Logging is one of the biggest dividing lines in VPN selection. A service can still collect metadata even if it does not record full browsing activity, and that metadata may be enough to weaken privacy in practice. For a deeper look at what matters here, see VPN logs and digital footprint.

Leak protection is another area where basic apps can fall short. A VPN that appears connected but leaks DNS requests, IPv6 traffic, or WebRTC information undermines its own value. Users who care about actual network concealment should pay attention to DNS leak protection, IP leak protection, and WebRTC leaks.

Snap also does not appear to stand out as a specialist for censorship-heavy regions, torrenting, or performance tuning. That matters because not all VPN use is interchangeable. A browser-style privacy layer, a travel VPN, and a censorship circumvention tool are related but not identical products. When blocked networks are part of the equation, stronger options usually offer obfuscation, alternate connection strategies, or more resilient protocol behavior.

Security Features That Matter More Than Marketing

When comparing VPNs, the right questions are technical but practical. Does the provider support modern protocols such as WireGuard or a well-implemented OpenVPN stack? Is encryption current and correctly configured? Does the client include a kill switch? Can split tunneling be controlled cleanly? These details shape whether the service is simply private in theory or actually robust in use.

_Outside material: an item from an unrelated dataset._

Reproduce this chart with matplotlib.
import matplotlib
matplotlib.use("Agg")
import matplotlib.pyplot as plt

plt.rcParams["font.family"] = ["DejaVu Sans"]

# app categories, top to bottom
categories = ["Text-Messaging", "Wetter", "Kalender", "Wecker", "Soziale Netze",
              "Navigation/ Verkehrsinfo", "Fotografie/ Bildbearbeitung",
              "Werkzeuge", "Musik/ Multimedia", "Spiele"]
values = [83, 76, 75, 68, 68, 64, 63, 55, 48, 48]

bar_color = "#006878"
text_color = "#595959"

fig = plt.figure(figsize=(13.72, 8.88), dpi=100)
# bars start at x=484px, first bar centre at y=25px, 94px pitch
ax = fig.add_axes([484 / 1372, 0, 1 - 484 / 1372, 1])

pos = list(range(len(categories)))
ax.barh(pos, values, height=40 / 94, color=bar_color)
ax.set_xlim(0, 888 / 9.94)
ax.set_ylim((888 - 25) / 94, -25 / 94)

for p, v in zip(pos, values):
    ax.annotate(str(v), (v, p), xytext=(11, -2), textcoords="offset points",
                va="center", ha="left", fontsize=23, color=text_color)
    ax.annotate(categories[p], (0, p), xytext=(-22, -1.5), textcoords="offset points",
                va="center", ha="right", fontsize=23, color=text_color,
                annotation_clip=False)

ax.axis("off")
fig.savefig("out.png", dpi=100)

A kill switch is especially important. If the VPN connection drops unexpectedly, a kill switch prevents traffic from escaping outside the tunnel. That can be the difference between a brief connection issue and a real exposure event. If Snap lacks a dependable kill switch, or hides it behind limited platforms, that is a meaningful drawback. More context is available in VPN kill switch and VPN troubleshooting.

Split tunneling can be useful, but it is not essential for everyone. It allows specific apps or destinations to bypass the VPN while everything else remains tunneled. That is handy for local printing, banking apps, or services that dislike VPN IPs. Still, it should be implemented carefully so that convenience does not erode privacy. Learn more in split tunneling.

Performance and Stability

Speed is often the first thing people notice, but raw throughput is only part of the picture. A VPN that is fast on one server and unstable on another can still be frustrating. Latency, packet loss, and consistency matter as much as peak download numbers, especially for video calls, streaming, and gaming.

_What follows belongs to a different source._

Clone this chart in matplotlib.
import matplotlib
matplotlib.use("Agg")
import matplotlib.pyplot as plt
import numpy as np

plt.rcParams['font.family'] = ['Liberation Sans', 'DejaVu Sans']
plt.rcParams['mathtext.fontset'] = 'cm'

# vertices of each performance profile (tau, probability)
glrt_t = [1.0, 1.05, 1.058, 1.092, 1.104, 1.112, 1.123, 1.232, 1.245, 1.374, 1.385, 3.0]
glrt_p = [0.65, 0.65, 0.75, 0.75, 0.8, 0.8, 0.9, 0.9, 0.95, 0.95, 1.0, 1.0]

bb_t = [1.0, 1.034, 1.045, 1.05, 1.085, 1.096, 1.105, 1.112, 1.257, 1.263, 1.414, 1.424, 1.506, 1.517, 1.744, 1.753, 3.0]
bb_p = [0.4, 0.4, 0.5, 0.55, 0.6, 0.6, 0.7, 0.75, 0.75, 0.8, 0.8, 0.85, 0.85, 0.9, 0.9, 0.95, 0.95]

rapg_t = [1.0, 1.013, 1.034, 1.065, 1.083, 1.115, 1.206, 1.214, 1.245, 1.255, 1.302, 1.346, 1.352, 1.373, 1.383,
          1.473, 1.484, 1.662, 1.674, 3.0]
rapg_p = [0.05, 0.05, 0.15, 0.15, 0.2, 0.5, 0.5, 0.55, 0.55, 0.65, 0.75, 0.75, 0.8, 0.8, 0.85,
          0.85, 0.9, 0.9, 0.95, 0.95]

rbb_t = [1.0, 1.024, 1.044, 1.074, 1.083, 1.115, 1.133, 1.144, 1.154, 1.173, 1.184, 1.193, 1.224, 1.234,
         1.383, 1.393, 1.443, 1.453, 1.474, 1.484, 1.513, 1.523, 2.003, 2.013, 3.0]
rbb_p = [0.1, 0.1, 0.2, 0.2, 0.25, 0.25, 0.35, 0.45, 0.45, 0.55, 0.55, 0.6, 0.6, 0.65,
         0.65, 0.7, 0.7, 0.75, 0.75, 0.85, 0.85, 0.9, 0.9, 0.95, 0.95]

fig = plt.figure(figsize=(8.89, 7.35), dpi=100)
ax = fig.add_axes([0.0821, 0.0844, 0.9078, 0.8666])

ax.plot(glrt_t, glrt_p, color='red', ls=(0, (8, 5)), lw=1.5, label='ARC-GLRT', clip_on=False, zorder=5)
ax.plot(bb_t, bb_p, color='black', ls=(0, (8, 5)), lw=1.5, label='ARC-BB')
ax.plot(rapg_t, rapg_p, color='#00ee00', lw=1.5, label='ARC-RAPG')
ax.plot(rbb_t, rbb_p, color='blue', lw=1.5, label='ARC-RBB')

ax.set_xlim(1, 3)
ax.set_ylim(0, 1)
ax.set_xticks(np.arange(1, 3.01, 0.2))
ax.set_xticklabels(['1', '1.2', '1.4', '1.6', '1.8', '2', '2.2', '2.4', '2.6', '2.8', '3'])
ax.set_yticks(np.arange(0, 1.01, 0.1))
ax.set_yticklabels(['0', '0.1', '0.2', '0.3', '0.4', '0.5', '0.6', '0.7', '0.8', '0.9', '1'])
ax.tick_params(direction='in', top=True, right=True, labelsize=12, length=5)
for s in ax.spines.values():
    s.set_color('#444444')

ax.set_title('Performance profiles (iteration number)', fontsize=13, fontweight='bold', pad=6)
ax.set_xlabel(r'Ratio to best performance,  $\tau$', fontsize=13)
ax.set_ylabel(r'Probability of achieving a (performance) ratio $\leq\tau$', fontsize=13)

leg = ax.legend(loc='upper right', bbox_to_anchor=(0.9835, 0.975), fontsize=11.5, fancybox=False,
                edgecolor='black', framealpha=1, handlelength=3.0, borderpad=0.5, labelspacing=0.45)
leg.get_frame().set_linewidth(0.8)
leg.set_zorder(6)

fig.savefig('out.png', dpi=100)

Snap’s practical value depends on whether it can keep latency low enough for ordinary browsing and messaging without frequent reconnects. If it performs like a lightweight consumer VPN, that may be entirely adequate for email, social media, and secure browsing. If it struggles on crowded networks or during long sessions, the convenience advantage disappears quickly.

For real-time use cases, it helps to compare services against your actual workload. Gaming and video streaming are much less forgiving of unstable routing than casual web browsing. Related references include VPN gaming and streaming buffering.

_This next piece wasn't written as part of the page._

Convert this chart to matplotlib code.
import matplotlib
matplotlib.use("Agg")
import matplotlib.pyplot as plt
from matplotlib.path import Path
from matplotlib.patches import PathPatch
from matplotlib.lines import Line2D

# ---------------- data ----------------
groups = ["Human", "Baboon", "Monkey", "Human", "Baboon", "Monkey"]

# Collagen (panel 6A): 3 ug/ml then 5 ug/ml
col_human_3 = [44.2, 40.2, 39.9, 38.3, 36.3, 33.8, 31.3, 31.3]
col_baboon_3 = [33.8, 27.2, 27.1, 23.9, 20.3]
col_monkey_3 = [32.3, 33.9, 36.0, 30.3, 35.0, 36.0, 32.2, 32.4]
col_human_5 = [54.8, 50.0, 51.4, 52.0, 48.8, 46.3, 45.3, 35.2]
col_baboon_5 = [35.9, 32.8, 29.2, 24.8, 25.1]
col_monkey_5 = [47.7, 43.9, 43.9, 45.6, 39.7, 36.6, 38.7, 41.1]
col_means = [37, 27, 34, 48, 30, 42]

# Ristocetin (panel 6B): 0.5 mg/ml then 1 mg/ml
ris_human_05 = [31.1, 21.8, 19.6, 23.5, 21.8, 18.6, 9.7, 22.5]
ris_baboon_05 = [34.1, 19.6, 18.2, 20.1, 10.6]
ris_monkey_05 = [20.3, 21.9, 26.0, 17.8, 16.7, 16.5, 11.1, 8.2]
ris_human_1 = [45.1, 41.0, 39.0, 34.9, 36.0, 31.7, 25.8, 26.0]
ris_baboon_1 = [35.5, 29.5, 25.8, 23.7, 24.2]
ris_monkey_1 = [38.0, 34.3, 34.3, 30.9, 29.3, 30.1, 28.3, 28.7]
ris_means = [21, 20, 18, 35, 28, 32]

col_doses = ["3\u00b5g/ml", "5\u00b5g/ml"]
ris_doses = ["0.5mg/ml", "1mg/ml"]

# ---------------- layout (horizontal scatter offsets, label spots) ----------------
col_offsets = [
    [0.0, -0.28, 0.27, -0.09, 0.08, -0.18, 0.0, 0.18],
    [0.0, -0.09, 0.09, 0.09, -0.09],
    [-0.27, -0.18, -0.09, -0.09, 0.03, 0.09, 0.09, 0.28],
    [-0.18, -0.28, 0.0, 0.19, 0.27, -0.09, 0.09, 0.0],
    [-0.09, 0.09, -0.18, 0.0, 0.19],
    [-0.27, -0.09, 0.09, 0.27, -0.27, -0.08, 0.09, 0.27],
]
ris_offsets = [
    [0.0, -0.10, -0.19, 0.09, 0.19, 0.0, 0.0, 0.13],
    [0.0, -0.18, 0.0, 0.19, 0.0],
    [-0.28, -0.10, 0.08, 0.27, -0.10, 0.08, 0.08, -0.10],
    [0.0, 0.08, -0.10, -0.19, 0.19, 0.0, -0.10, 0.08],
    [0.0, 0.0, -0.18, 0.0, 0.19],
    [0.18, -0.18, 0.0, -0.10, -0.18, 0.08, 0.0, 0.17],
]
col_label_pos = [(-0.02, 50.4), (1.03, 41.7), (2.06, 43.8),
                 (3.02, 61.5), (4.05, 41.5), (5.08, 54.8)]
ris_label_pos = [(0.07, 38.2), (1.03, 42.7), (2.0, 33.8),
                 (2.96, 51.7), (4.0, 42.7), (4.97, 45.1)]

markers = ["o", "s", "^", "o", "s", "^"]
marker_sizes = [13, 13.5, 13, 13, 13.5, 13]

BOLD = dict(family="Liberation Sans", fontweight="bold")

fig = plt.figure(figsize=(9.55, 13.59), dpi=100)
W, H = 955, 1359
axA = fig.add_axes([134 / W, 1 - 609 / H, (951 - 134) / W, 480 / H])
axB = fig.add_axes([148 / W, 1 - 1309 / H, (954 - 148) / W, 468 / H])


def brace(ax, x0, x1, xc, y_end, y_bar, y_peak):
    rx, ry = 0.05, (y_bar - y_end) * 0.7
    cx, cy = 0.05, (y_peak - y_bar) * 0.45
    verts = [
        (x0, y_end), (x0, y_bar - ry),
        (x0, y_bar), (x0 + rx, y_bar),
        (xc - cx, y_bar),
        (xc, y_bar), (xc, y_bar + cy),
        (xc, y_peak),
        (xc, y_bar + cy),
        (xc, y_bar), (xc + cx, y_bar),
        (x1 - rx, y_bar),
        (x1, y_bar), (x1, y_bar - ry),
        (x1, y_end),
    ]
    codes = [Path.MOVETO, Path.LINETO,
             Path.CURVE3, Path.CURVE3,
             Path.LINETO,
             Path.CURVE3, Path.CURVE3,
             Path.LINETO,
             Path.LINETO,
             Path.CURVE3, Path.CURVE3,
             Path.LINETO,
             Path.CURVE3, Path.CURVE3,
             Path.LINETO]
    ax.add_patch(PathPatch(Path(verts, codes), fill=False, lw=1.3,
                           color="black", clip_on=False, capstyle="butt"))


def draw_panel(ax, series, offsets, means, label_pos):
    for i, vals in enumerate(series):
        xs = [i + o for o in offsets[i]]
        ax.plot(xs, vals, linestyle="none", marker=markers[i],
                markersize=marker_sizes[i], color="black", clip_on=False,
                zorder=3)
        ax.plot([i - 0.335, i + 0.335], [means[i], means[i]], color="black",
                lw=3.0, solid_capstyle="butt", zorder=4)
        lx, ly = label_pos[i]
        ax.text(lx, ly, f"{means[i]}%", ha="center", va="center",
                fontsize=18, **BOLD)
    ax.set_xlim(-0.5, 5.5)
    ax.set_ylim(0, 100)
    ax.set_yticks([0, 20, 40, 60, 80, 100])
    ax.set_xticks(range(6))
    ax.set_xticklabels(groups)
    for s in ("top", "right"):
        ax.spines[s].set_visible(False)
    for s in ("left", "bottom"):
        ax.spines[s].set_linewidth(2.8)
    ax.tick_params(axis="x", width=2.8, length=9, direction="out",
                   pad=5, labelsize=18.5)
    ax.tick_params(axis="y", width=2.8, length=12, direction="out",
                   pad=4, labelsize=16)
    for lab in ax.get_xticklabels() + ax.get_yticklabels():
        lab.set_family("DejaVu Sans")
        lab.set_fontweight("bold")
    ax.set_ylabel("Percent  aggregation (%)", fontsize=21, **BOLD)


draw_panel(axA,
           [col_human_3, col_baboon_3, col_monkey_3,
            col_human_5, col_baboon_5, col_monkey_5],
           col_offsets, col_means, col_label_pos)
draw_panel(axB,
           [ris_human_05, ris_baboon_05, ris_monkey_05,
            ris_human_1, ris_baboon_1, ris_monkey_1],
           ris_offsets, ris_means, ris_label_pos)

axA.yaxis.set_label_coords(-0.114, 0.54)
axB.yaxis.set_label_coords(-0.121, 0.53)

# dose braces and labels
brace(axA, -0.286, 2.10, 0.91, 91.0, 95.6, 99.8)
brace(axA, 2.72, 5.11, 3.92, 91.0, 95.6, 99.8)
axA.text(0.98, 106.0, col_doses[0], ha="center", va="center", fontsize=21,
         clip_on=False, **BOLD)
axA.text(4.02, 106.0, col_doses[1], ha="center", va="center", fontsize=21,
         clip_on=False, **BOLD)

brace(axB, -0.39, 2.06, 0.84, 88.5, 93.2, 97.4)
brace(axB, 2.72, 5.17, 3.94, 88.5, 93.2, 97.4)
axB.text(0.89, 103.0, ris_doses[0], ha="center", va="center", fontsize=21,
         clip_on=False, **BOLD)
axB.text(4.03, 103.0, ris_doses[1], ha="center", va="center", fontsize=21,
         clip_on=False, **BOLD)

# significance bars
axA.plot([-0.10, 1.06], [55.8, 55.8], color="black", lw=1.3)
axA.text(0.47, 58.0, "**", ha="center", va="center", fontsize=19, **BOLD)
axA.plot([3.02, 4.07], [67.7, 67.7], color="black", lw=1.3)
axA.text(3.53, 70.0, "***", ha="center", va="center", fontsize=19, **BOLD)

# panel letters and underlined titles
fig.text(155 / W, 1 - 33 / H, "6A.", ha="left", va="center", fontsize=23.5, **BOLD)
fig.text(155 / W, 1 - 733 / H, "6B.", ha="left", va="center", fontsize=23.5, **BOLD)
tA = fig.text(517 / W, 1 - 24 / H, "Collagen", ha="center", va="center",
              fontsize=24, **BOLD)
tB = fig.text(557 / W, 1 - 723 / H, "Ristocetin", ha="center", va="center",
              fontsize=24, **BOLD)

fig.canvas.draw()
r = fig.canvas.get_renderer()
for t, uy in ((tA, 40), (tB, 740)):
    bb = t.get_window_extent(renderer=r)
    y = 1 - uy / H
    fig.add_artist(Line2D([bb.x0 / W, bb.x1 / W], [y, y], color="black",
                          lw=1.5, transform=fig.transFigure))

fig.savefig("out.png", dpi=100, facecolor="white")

Streaming, Travel, and Everyday Access

Snap may be sufficient for basic location masking, but streaming access is always one of the most demanding tests for a VPN. Major platforms actively block many VPN endpoints, so a service needs fresh servers, good rotation, and consistent IP reputation to remain useful. If Snap does not invest heavily in that area, it will be a secondary choice compared with providers known for streaming resilience.

For travel, the bar is lower. A VPN that works predictably on hotel Wi‑Fi, airport networks, and mobile hotspots already adds value. Travelers usually care about getting a secure tunnel with minimal fuss, not advanced customization. That said, people moving through restrictive environments may need more than ordinary encryption. For that use case, see international travel VPN and censored countries.

Privacy and Trust Considerations

The strongest VPNs distinguish themselves through transparency: clear ownership, a well-defined no-logs policy, independent audits, and a privacy posture that matches the technical promise. If Snap does not offer that level of visibility, it should be judged accordingly. A service can still be useful without being ideal for high-sensitivity privacy work, but the distinction should be explicit.

This is where adjacent privacy habits matter too. A VPN does not erase browser fingerprinting, tracker-based profiling, or data broker records. It mostly changes the network layer. Good privacy decisions combine tools rather than treating any one product as a complete shield. If this is the broader objective, review browser fingerprinting, data brokers, and online tracking.

Snap is therefore best judged as one layer in a larger privacy setup. It can help reduce exposure, but it will not compensate for weak browser settings, careless app permissions, or poor account hygiene. Users who want a more complete setup should also look at browser privacy settings and secure browsing checklist.

Who Snap Fits Best

Snap makes the most sense if the goal is straightforward tunnel-based privacy with minimal configuration. It is a reasonable fit for occasional VPN use, public Wi‑Fi protection, and users who prefer a simpler app over a feature-heavy dashboard.

It is a weaker fit for people who want:

  • strong evidence of independent security review
  • advanced controls such as granular routing or specialized leak protection
  • reliable censorship circumvention
  • best-in-class streaming access
  • serious anonymity work or high-risk privacy use cases

For those categories, established competitors with clearer technical documentation and stronger reputations are usually easier to defend.

Bottom Line

Snap appears to be a simple, utility-first VPN rather than a standout privacy leader. That is not a flaw by itself. Many people need a service that connects quickly, stays out of the way, and improves security on untrusted networks. If Snap does that well, it can be a practical choice.

The limitation is that “good enough” VPNs are common, while genuinely trustworthy privacy platforms are harder to find. Snap should be evaluated against that standard. If the app is clean, the tunnel is stable, and the provider is transparent about logs and leak protection, it becomes a defensible option. If not, more established services will usually offer better long-term value and less uncertainty.